Nerdbot Manga Review: ‘Hanger’ Vol. One by Hirotaka Kisaragi
Nerdbot would like to thank Tokyo Pop for providing us with a review cop of ‘Hanger’ Vol. One by Hirotaka Kisaragi.
Boy’s Love! Shonen Ai! Y-A-O-IIIIIIIIIIIIIIIIIIIII.
All right– glad I got that out of my crazed, pent up system. Onto the review!
Boy’s Love and Yaoi are super hot genres right now. Which is awesome! Queer representation needs to be normalized, and that is exactly what is happening here in the Hanger series. Because honestly, this is a full and fleshed out story first and foremost! The world and premise here is so rich and fleshed out that you could take away the budding romance and it’s still a super strong story.
From the back of the book:
In a futuristic Neo-Tokyo, crime is rising rapidly in the wake of a new generation of super-drugs capable of enhancing the user’s physical and mental abilities. Hajime Tsukumo is a new recruit on a federal task force trained to go after these powered-up criminals. Now he must team up with Zeroichi, a so-called Hanger looking to reduce his own jail sentence in exchange for helping to take down these chemically-boosted bad guys.
So, it’s a little bit difficult to follow (the premise is pretty layered), but ultimately, it’s a story about a bright-eyed new cop paired with a criminal who was a former high-drug user. The high-drug can either kill you or turn you into a super human, which is what happened with Zeroichi (Zero-One, or 01 if you want to get all Evangelion about it). In the opening chapters, Hajime gets attacked and therefore, all the powers that be decide he is better off with Zeroichi living with him.

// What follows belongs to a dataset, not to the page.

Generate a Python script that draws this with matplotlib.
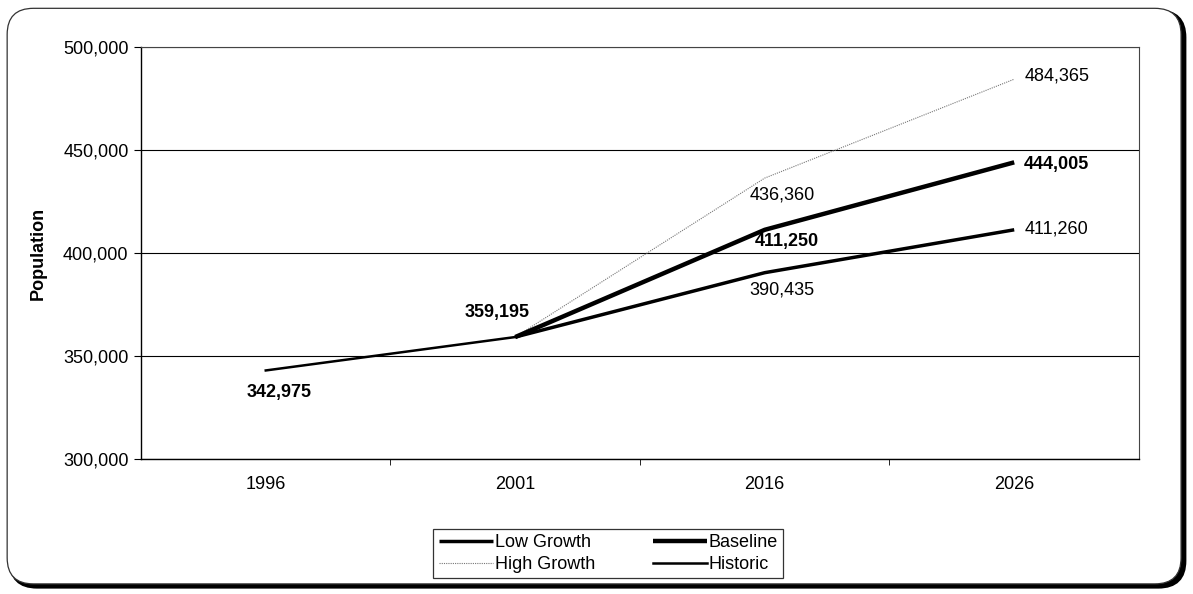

And come on– we all know that’s the best way to make evening tension and romance happen in yuri and yaoi. Stick them in the same apartment together! Yeeeeeaaahhhhhh.
And interesting thing to note about the Hangers’ capacities in this world is that the former usage of high-drugs affects each of them differently. For example, Zeroichi can control his aggro-rage by eating a ton of food. Which is an adorable quality for most anime characters, especially sexy moody boys. Thus, Hajime cooks for Zeroichi and that adds a drop of tenderness to the narrative. The secondary male couple, the policeman Hibiki and his bad-boy Hanger Hashima have tons of sex to “keep Hashima’s aggro-rage in check”. But they really actually love each other, which is just so sweet and delicious.
Let’s talk about the art in this story– it’s fantastic. The fashion that the guys wear combined with the tightly drawn action reminds me of all of my favorite manga from the late 90s/early 2000s. And this is a new story! While Tokyo Pop only published it this year, in Japan, it’s from 2015. So in the big picture, the manga is still very recent. The explosions are great, the fight scenes are perfectly staged, and the art is beautiful and consistent. I really, really love the designs in this story.
Lastly, to touch on Hajime and Zeroichi– they have an Utena and Anthy dynamic. Whereas, we know they belong together. We see this beautiful relationship and bond forming. Hajime is immediately attached to Zeroichi, but admits he knows nothing about him. Zeroichi lost his memories prior to becoming a “Hanger” so all he has to go on is from the last year forward. Zeroichi does remember losing his last partner, who he watched die. Thus, he never wants to experience this again and right away is protective over Hajime.
Between the layered and complex story, the incredible art, and the very organic Boy’s Love story, Hanger is a story I’m hungry to see more of. Many congratulations and applause to Tokyo Pop for sliding back into Yaoi (pun always intended) and bringing quality stories like this back into the forefront. I can’t wait for volume two.
I give Hanger by Hirotaka Kisaragi 5/5 stars.